** start **

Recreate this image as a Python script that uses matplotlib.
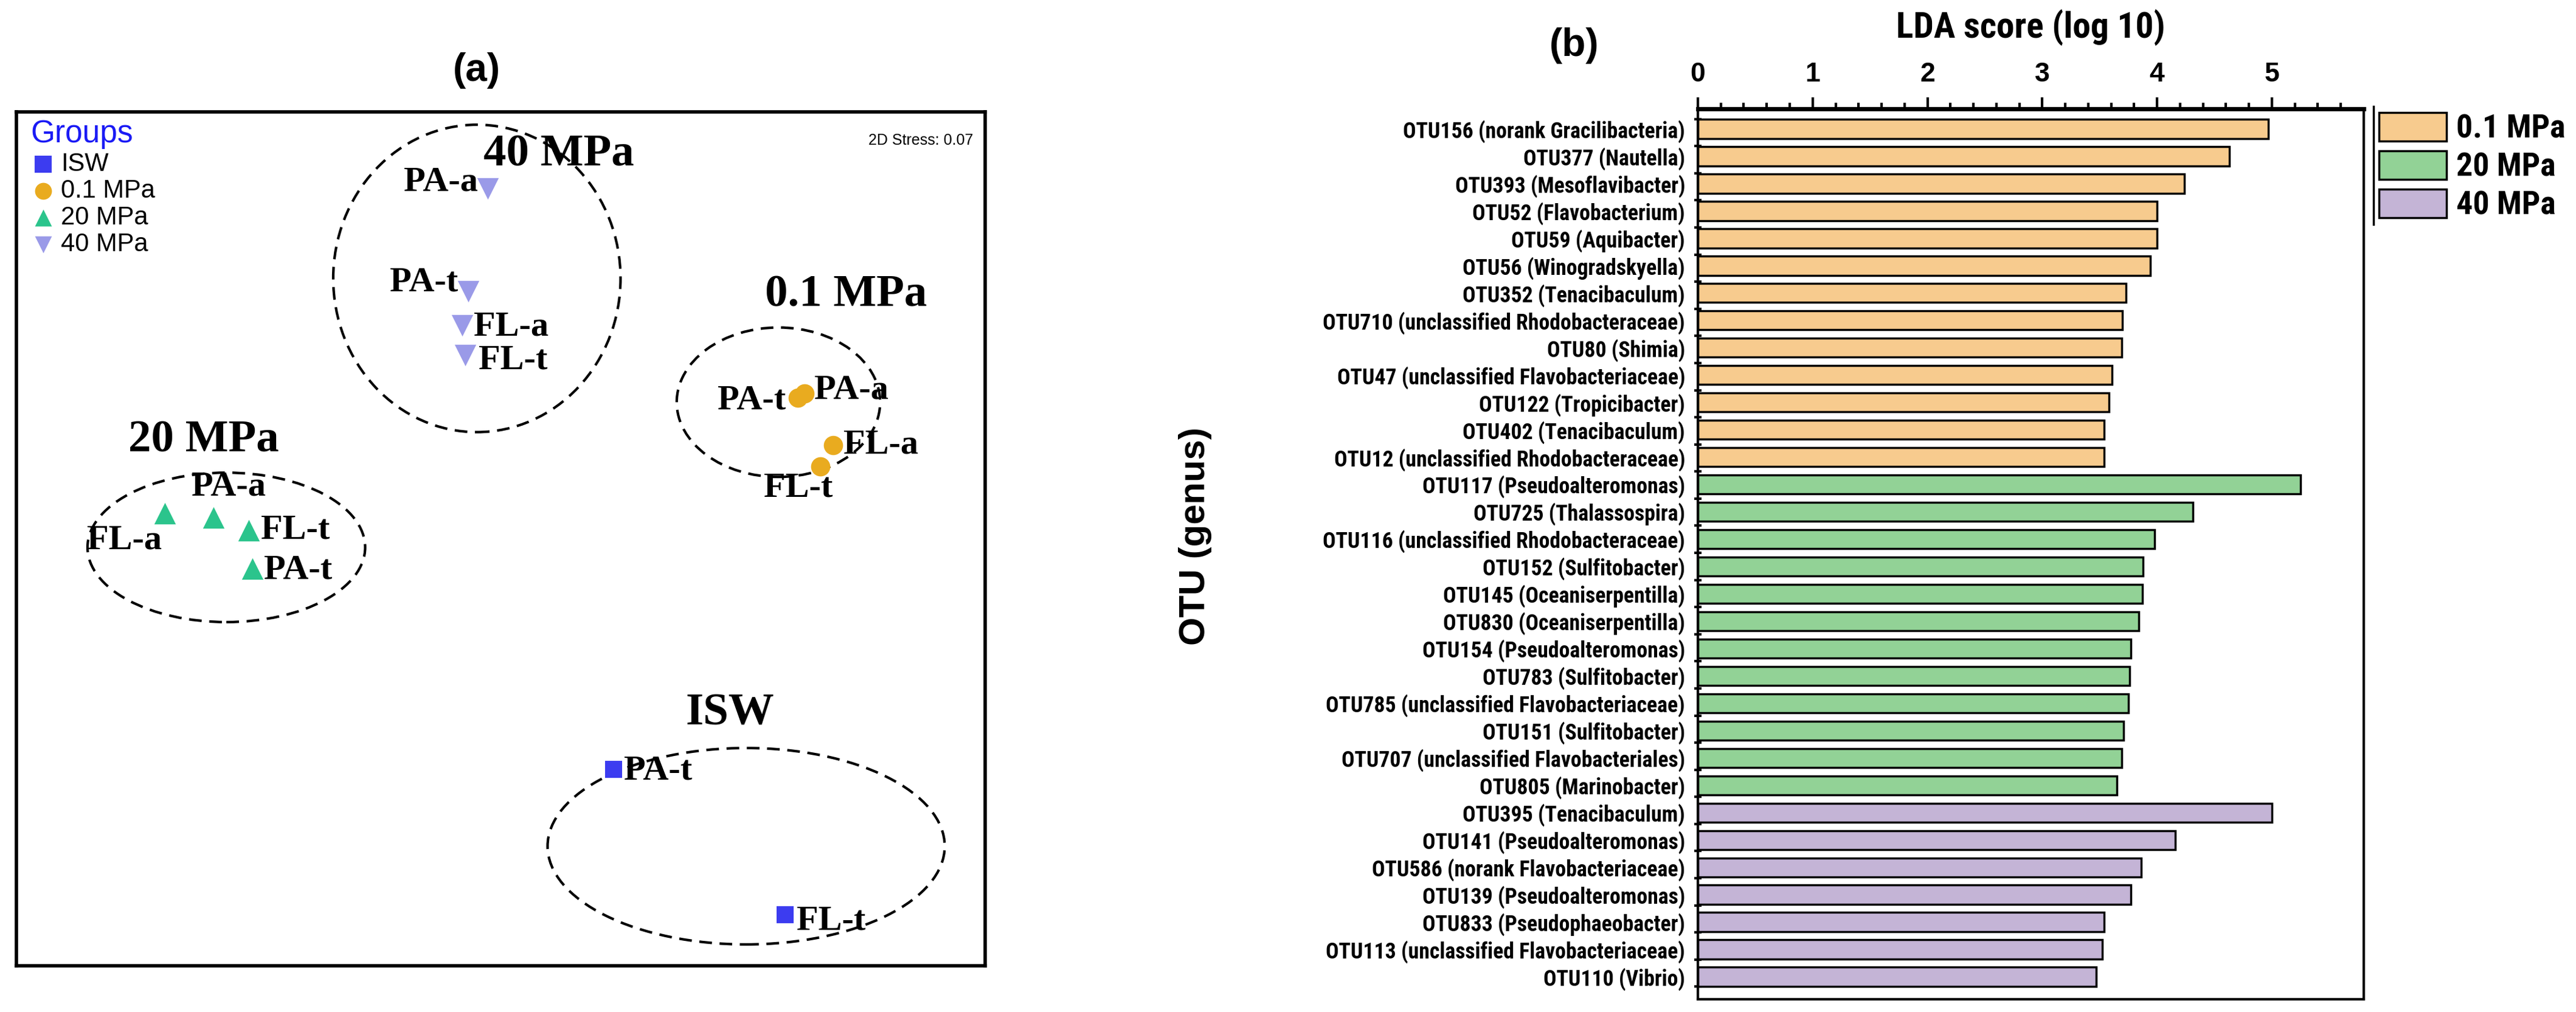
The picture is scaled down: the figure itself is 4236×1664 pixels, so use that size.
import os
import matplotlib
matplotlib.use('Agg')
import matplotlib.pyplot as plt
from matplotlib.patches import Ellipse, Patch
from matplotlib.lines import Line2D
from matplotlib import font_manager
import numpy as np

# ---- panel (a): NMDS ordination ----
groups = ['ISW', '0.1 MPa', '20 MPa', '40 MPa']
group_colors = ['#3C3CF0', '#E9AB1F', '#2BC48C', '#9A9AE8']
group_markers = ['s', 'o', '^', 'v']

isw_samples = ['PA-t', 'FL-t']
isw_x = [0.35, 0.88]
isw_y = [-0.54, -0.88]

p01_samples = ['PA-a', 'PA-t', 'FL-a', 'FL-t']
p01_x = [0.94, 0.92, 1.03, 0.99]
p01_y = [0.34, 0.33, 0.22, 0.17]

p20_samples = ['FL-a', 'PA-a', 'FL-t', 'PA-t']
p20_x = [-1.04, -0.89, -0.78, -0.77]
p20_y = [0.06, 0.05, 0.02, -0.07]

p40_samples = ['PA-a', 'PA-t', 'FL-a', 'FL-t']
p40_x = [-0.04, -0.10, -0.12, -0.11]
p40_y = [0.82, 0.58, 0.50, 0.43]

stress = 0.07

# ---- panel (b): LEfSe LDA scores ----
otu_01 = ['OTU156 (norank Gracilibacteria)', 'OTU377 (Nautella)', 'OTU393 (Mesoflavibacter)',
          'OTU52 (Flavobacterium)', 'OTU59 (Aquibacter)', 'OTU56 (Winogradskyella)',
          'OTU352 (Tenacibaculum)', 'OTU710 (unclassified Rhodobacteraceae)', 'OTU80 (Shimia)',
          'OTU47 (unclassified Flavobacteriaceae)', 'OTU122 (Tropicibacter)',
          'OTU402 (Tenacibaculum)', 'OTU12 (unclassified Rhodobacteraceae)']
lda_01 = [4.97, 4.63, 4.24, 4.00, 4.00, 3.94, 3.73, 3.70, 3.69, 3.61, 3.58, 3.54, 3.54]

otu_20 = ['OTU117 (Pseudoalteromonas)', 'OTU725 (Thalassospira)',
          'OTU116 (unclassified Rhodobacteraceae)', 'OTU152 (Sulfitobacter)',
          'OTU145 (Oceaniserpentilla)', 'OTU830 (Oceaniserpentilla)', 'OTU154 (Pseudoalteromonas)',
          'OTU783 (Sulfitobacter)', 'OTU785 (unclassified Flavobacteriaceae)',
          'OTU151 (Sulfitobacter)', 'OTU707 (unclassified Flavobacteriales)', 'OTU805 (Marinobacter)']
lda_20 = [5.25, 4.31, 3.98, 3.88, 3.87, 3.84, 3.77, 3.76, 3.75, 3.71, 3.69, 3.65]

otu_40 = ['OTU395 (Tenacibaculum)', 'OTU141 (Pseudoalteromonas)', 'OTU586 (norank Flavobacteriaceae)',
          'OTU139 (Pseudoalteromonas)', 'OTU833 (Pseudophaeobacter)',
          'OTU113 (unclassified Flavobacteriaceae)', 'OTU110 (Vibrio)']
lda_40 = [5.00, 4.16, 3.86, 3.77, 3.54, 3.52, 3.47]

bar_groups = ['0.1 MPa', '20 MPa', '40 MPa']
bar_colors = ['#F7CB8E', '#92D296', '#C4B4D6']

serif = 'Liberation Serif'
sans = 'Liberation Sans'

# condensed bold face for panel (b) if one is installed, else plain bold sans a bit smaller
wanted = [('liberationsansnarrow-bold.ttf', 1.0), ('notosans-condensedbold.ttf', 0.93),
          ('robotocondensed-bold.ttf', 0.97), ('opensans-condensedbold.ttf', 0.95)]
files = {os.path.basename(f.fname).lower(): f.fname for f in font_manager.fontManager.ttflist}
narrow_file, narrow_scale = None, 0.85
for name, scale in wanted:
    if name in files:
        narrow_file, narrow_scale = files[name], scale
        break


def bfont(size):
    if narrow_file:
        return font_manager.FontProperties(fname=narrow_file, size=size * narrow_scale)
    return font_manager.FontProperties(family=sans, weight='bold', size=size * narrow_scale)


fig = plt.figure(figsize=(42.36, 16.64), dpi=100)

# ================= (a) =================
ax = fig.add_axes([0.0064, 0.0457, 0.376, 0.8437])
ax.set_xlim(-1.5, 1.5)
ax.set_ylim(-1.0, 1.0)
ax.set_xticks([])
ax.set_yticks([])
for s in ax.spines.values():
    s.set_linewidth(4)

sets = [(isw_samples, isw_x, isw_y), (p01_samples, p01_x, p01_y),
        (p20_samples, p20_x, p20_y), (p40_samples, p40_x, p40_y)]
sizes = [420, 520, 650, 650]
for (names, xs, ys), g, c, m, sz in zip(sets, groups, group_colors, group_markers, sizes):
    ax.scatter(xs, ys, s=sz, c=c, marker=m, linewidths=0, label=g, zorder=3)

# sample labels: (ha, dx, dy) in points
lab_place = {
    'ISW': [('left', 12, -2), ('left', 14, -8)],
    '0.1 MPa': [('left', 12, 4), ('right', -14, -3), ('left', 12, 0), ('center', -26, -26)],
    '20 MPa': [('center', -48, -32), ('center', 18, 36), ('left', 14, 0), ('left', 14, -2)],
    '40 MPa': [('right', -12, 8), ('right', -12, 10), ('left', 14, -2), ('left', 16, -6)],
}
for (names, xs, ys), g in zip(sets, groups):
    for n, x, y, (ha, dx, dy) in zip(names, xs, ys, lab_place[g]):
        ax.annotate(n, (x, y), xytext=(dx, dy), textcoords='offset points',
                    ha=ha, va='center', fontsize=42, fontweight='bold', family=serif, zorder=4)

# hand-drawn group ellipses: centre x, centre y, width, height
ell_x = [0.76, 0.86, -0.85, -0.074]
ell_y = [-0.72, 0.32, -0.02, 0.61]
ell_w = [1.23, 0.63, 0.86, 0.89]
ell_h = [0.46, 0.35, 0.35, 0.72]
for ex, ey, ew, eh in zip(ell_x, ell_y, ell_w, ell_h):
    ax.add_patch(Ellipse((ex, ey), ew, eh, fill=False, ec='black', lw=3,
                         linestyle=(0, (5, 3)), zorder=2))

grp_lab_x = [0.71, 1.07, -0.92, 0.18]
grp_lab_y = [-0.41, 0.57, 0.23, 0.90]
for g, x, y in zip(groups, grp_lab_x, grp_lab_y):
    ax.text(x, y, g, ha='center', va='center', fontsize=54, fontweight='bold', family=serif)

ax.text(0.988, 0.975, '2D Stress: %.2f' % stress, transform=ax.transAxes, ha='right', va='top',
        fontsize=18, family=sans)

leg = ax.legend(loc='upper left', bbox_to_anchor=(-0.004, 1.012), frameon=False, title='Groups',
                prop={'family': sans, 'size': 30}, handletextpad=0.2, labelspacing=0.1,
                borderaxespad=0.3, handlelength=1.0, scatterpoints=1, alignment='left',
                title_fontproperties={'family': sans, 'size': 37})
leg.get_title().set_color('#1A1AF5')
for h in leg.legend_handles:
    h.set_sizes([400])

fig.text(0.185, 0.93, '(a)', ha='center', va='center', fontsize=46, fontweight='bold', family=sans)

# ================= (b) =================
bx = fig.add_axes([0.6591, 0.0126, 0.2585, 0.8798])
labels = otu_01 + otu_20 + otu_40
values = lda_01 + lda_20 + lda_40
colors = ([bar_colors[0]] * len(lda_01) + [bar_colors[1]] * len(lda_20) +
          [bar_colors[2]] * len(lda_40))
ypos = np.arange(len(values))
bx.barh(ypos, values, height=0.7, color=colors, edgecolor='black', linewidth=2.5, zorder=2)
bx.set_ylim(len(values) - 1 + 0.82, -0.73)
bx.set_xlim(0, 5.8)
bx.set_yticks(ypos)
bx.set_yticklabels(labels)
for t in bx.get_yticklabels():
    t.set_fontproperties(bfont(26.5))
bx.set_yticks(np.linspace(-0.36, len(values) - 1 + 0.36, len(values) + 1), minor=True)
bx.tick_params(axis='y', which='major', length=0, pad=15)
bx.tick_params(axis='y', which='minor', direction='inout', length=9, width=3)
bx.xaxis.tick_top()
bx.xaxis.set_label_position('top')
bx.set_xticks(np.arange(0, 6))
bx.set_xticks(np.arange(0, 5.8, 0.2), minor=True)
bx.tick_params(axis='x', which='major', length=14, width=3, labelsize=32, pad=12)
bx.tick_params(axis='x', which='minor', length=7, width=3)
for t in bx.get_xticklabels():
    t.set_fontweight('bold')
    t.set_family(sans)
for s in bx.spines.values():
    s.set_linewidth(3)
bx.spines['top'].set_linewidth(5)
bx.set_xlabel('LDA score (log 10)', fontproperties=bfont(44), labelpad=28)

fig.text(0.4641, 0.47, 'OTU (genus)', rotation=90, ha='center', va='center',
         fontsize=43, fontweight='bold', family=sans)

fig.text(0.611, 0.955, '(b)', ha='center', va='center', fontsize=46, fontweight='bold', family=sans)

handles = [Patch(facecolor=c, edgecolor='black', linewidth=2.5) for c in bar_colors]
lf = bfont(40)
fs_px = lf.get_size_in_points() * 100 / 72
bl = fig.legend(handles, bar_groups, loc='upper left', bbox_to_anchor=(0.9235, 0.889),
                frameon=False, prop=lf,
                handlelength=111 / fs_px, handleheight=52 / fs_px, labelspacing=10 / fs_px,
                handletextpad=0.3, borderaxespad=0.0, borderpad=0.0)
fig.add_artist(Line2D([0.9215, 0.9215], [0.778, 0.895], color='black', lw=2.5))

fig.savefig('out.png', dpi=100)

** end **

*Exercise requirements*: Copy out only the lines above from the one with "The picture is" to the one with "stress = 0.07", inclusive, exactly as they stand.

*Answer to this exercise*:
The picture is scaled down: the figure itself is 4236×1664 pixels, so use that size.
import os
import matplotlib
matplotlib.use('Agg')
import matplotlib.pyplot as plt
from matplotlib.patches import Ellipse, Patch
from matplotlib.lines import Line2D
from matplotlib import font_manager
import numpy as np

# ---- panel (a): NMDS ordination ----
groups = ['ISW', '0.1 MPa', '20 MPa', '40 MPa']
group_colors = ['#3C3CF0', '#E9AB1F', '#2BC48C', '#9A9AE8']
group_markers = ['s', 'o', '^', 'v']

isw_samples = ['PA-t', 'FL-t']
isw_x = [0.35, 0.88]
isw_y = [-0.54, -0.88]

p01_samples = ['PA-a', 'PA-t', 'FL-a', 'FL-t']
p01_x = [0.94, 0.92, 1.03, 0.99]
p01_y = [0.34, 0.33, 0.22, 0.17]

p20_samples = ['FL-a', 'PA-a', 'FL-t', 'PA-t']
p20_x = [-1.04, -0.89, -0.78, -0.77]
p20_y = [0.06, 0.05, 0.02, -0.07]

p40_samples = ['PA-a', 'PA-t', 'FL-a', 'FL-t']
p40_x = [-0.04, -0.10, -0.12, -0.11]
p40_y = [0.82, 0.58, 0.50, 0.43]

stress = 0.07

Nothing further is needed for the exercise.